A problem arises, however, because the more rabid of the revisionists (for example, Kevin Myers) come to this subject with their own political agenda. In seeking to create a sense of public guilt they seek more than rehabilitation. By exploiting the war dead and war veterans, by making disparaging comparisons between the warfare and sacrifices of those Irish who fought against the British and those who fought with the British abroad, they seek to return to the days when Pearse and Connolly were spat on as they were marched through the streets of Dublin. In their view the IRA’s War of Independence should be rejected, its heroes tarnished (and in the process the cause of Irish reunification). The invective of the revisionists is deliberately aimed at making it difficult for those who do not share their political analysis to become embracive.

Dungan himself is not above exaggeration, linking the political defeat of Paddy Harte in his Donegal constituency (where he had been a TD for 36 years) with his wearing of a Poppy in Leinster House in 1996. I don’t think so, Myles.

The descriptions of the war are horrific and heart-breaking.

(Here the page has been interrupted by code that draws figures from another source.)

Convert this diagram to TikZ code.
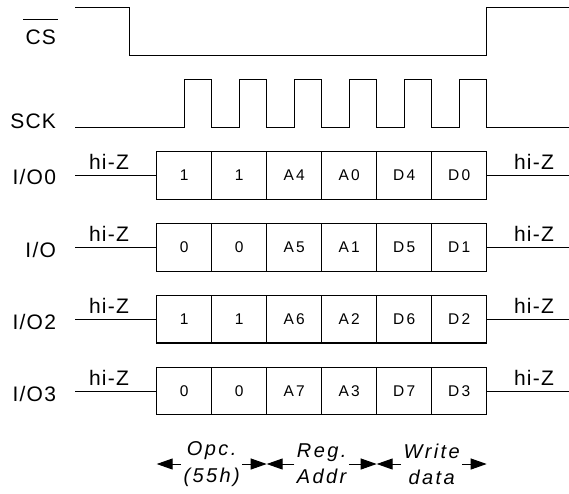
\documentclass[tikz,border=0pt]{standalone}
\usepackage{fontspec}
\setmainfont{Liberation Sans}
\newfontfamily\lblfont[LetterSpace=6]{Liberation Sans}
\newfontfamily\grpfont[LetterSpace=12]{Liberation Sans}
\newfontfamily\bitfont[LetterSpace=14]{Liberation Sans}
\usetikzlibrary{arrows.meta}
\begin{document}
\begin{tikzpicture}[x=1pt,y=-1pt,line width=1pt,
  sig/.style={font=\lblfont\fontsize{21}{23}\selectfont, inner sep=0pt},
  bit/.style={draw, font=\bitfont\fontsize{15.5}{17}\selectfont, minimum width=55pt, minimum height=47.5pt, inner sep=0pt, line width=1.1pt},
  grp/.style={font=\grpfont\itshape\fontsize{20}{26.3}\selectfont, align=center, inner sep=2pt},
  arr/.style={-{Triangle[length=16pt,width=11pt]}, line width=1pt}]
\useasboundingbox (0,0) rectangle (569,493);
% signal names
\node[sig, anchor=base east] (cs) at (56.5,44.3) {CS};
\draw ([xshift=-2pt,yshift=10pt]cs.north west) -- ([xshift=1pt,yshift=10pt]cs.north east);
\node[sig, anchor=base east] (sck) at (56.5,128.3) {SCK};
\node[sig, anchor=base east] (io0) at (56.5,184.5) {I/O0};
\node[sig, anchor=base east] (io1) at (56.5,257.3) {I/O};
\node[sig, anchor=base east] (io2) at (56.5,329) {I/O2};
\node[sig, anchor=base east] (io3) at (56.5,401) {I/O3};
% CS waveform
\draw (75,7.3) -- (129.3,7.3) -- (129.3,55.3) -- (486.7,55.3) -- (486.7,7.3) -- (569,7.3);
% SCK waveform
\draw (75,127.3) \foreach \i in {0,...,5} { -- ({184.2+55*\i},127.3) -- ({184.2+55*\i},79.3) -- ({211.7+55*\i},79.3) -- ({211.7+55*\i},127.3) } -- (569,127.3);
% data rows
\foreach \r/\vals in {0/{1,1,A4,A0,D4,D0},1/{0,0,A5,A1,D5,D1},2/{1,1,A6,A2,D6,D2},3/{0,0,A7,A3,D7,D3}} {
  \pgfmathsetmacro\yy{175.4+71.9*\r}
  \foreach \v [count=\c from 0] in \vals {
    \node[bit] (b\r\c) at ({184.2+55*\c},\yy) {\v};
  }
  \coordinate (l\r) at (75,\yy);
  \coordinate (e\r) at (569,\yy);
  \draw (l\r) -- (b\r0.west);
  \draw (b\r5.east) -- (e\r);
  \node[sig, anchor=base] (hl\r) at (109,\yy-6) {hi-Z};
  \node[sig, anchor=base] (hr\r) at (534,\yy-6) {hi-Z};
}
% bottom groups
\node[grp] (g0) at (211.7,464) {Opc.\\(55h)};
\node[grp] (g1) at (321.7,464) {Reg.\\Addr};
\node[grp] (g2) at (431.7,464) {Write\\data};
\coordinate (p0) at (156.7,463);
\coordinate (p1) at (266.7,463);
\coordinate (p2) at (376.7,463);
\coordinate (p3) at (486.7,463);
\draw[arr] (g0.west) -- (g0.west -| p0);
\draw[arr] (g0.east) -- (g0.east -| p1);
\draw[arr] (g1.west) -- (g1.west -| p1);
\draw[arr] (g1.east) -- (g1.east -| p2);
\draw[arr] (g2.west) -- (g2.west -| p2);
\draw[arr] (g2.east) -- (g2.east -| p3);
\end{tikzpicture}
\end{document}
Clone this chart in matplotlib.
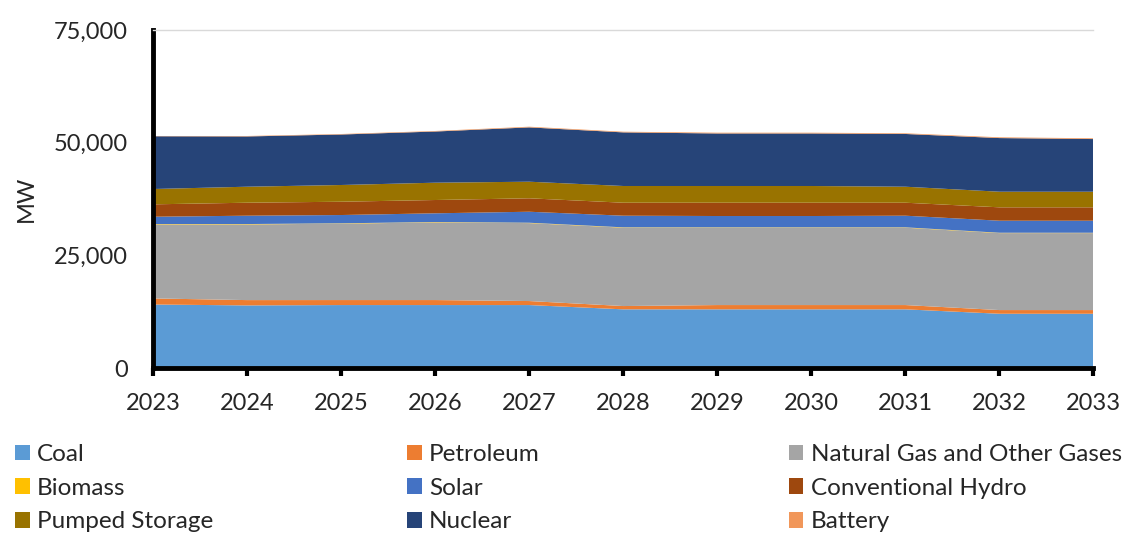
import matplotlib.pyplot as plt
import numpy as np

plt.rcParams['font.family'] = ['Lato', 'DejaVu Sans']

years = [2023, 2024, 2025, 2026, 2027, 2028, 2029, 2030, 2031, 2032, 2033]

coal = [14100, 13900, 13980, 13980, 13980, 13030, 13030, 13030, 13030, 12050, 12050]
petroleum = [1350, 1180, 1110, 1110, 890, 730, 950, 950, 950, 820, 820]
natural_gas = [16400, 16780, 16940, 17230, 17290, 17380, 17160, 17160, 17160, 17070, 17070]
biomass = [100, 90, 80, 80, 80, 80, 80, 80, 80, 80, 80]
solar = [1620, 1850, 1840, 1930, 2440, 2580, 2510, 2510, 2580, 2670, 2670]
hydro = [2750, 2880, 2950, 2950, 2980, 2880, 2950, 2950, 2880, 2970, 2970]
pumped = [3400, 3550, 3710, 3840, 3680, 3710, 3710, 3710, 3550, 3460, 3460]
nuclear = [11700, 11150, 11200, 11350, 12050, 11890, 11650, 11650, 11700, 11900, 11680]
battery = [60, 100, 110, 120, 150, 150, 170, 170, 150, 170, 170]

labels = ['Coal', 'Petroleum', 'Natural Gas and Other Gases', 'Biomass', 'Solar',
          'Conventional Hydro', 'Pumped Storage', 'Nuclear', 'Battery']
colors = ['#5B9BD5', '#ED7D31', '#A5A5A5', '#FFC000', '#4472C4',
          '#9E480E', '#997300', '#264478', '#F1975A']

fig = plt.figure(figsize=(11.29, 5.35), dpi=100)
ax = fig.add_axes([0.1355, 0.312, 0.833, 0.632])

polys = ax.stackplot(years, coal, petroleum, natural_gas, biomass, solar, hydro,
                     pumped, nuclear, battery, colors=colors, labels=labels, lw=0)

ax.set_xlim(2023, 2033)
ax.set_ylim(0, 75000)
ax.set_xticks(years)
ax.set_yticks([0, 25000, 50000, 75000])
ax.set_yticklabels(['0', '25,000', '50,000', '75,000'])
ax.tick_params(axis='y', length=0, labelsize=17, pad=18, colors='#262626')
ax.tick_params(axis='x', length=6, width=3, labelsize=17, pad=12, direction='out', labelcolor='#262626')
ax.set_ylabel('MW', fontsize=17, labelpad=12, color='#262626')

for s in ['left', 'bottom']:
    ax.spines[s].set_linewidth(3.5)
    ax.spines[s].set_color('black')
ax.spines['right'].set_visible(False)
ax.spines['top'].set_color('#D9D9D9')
ax.spines['top'].set_linewidth(1)

# legend laid out in rows like the original, three columns
cols = [[0, 3, 6], [1, 4, 7], [2, 5, 8]]
xs = [0.005, 0.352, 0.69]
for c, x in zip(cols, xs):
    fig.legend([polys[i] for i in c], [labels[i] for i in c], loc='upper left',
               bbox_to_anchor=(x, 0.188), frameon=False, fontsize=17.5,
               handlelength=0.6, handleheight=0.6, handletextpad=0.3,
               labelspacing=0.52, borderaxespad=0, labelcolor='#262626')

fig.savefig('out.png', dpi=100)
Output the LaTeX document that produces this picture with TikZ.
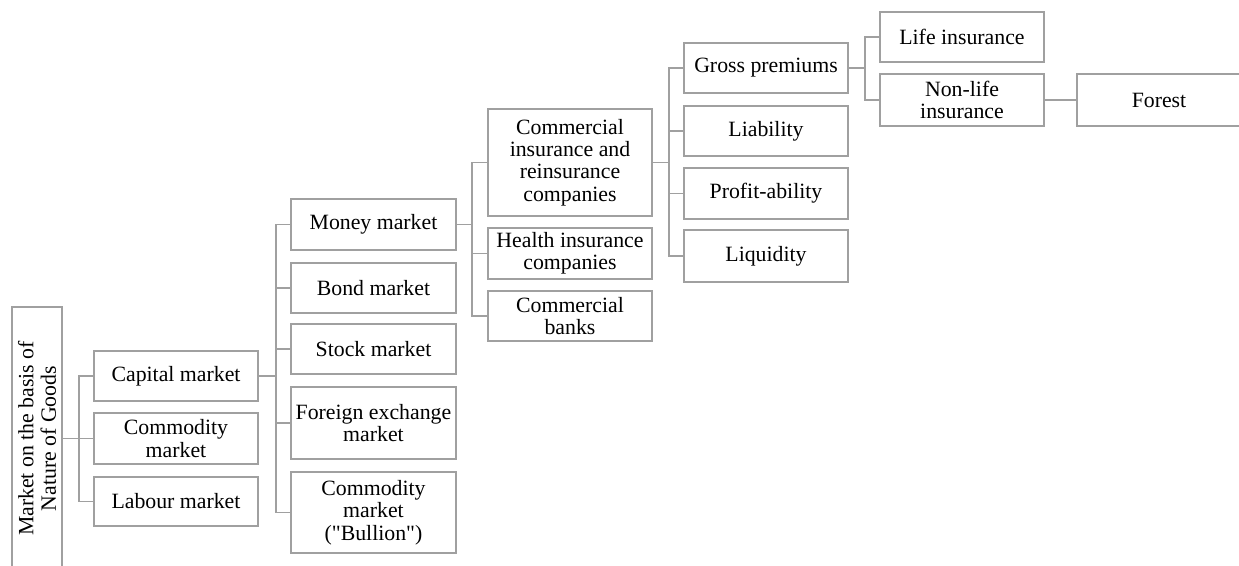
\documentclass[tikz,border=0pt]{standalone}
\usepackage{fontspec}
\setmainfont{Liberation Serif}[Ligatures=TeXOff]
\definecolor{lineg}{HTML}{A0A0A0}
\begin{document}
\begin{tikzpicture}[x=1pt,y=-1pt,
  box/.style={draw=lineg, line width=1.8pt, rectangle, inner sep=0pt, align=center,
    font=\fontsize{21.8}{22.4}\selectfont, text=black, minimum width=164pt},
  conn/.style={draw=lineg, line width=1.8pt}]
\useasboundingbox (0,0) rectangle (1239,565);
\clip (0,0) rectangle (1239,565);
% root
\node[box, rotate=90, minimum width=263pt, minimum height=50pt] (root) at (37,438.5) {Market on the basis of\\Nature of Goods};
% level 1
\node[box, minimum height=50pt] (cap) at (176,376) {Capital market};
\node[box, minimum height=51pt] (comm) at (176,438.5) {Commodity\\market};
\node[box, minimum height=49pt] (lab) at (176,501.5) {Labour market};
% level 2
\node[box, minimum width=165pt, minimum height=51pt] (money) at (373.5,224.5) {Money market};
\node[box, minimum width=165pt, minimum height=50pt] (bond) at (373.5,288) {Bond market};
\node[box, minimum width=165pt, minimum height=50pt] (stock) at (373.5,349) {Stock market};
\node[box, minimum width=165pt, minimum height=72pt] (forex) at (373.5,423) {Foreign exchange\\market};
\node[box, minimum width=165pt, minimum height=81pt] (bull) at (373.5,512.5) {Commodity\\market\\("Bullion")};
% level 3
\node[box, minimum height=107pt] (cins) at (570,162.5) {Commercial\\insurance and\\reinsurance\\companies};
\node[box, minimum height=51pt] (health) at (570,253.5) {Health insurance\\companies};
\node[box, minimum height=50pt] (banks) at (570,316) {Commercial\\banks};
% level 4
\node[box, minimum height=50pt] (gross) at (766,68) {Gross premiums};
\node[box, minimum height=50pt] (liab) at (766,131) {Liability};
\node[box, minimum height=51pt] (prof) at (766,193.5) {Profit-ability};
\node[box, minimum height=52pt] (liq) at (766,256) {Liquidity};
% level 5
\node[box, minimum height=50pt] (life) at (962,37) {Life insurance};
\node[box, minimum height=52pt] (nonlife) at (962,100) {Non-life\\insurance};
% level 6
\node[box, minimum height=52pt] (forest) at (1159,100) {Forest};
% connectors
\foreach \c in {cap,comm,lab} \draw[conn] (root.south) -- ++(16,0) |- (\c.west);
\foreach \c in {money,bond,stock,forex,bull} \draw[conn] (cap.east) -- ++(17,0) |- (\c.west);
\foreach \c in {cins,health,banks} \draw[conn] (money.east) -- ++(15,0) |- (\c.west);
\foreach \c in {gross,liab,prof,liq} \draw[conn] (cins.east) -- ++(16,0) |- (\c.west);
\foreach \c in {life,nonlife} \draw[conn] (gross.east) -- ++(16,0) |- (\c.west);
\draw[conn] (nonlife.east) -- (forest.west);
\end{tikzpicture}
\end{document}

One soldier, Wallace Lyon, was given the task of disposing of over 300 bodies after a gas attack: “They were in all sorts of tragic attitudes, some of them holding hands like children in the dark.” Another soldier, Patrick Downey, was sentenced to death for disobedience (he refused to put on his cap). On hearing of the verdict he allegedly laughed and shouted, ‘That is a good joke. You let me enlist and then bring me out here and shoot me.’ They shot him at dawn.

One of the most interesting chapters is The Foolish Dead, which deals with the soldier writers Tom Kettle (killed in September 1916), Francis Ledwidge (killed in July 1917), and Patrick Magill (author of ‘Children of the Dead End’, who died in the USA in 1940). Kettle was appalled by the actions of Pearse and Connolly, denouncing the Rising as madness. Yet after the murder of his brother-in-law, the pacifist Francis Sheehy-Skeffington, and the executions of the leaders, he knew his own position with the British Army at the Somme had lost its initial validity. Just before he was killed he wrote a sonnet for his little daughter. With poetry such as this as testimony, Kettle and his comrades will never be forgotten:

   Know that we fools, now with the foolish dead,
   Died not for flag, nor King, nor Emperor,
   But for a dream, born in a herdsman’s shed,
   And for the secret Scripture of the poor.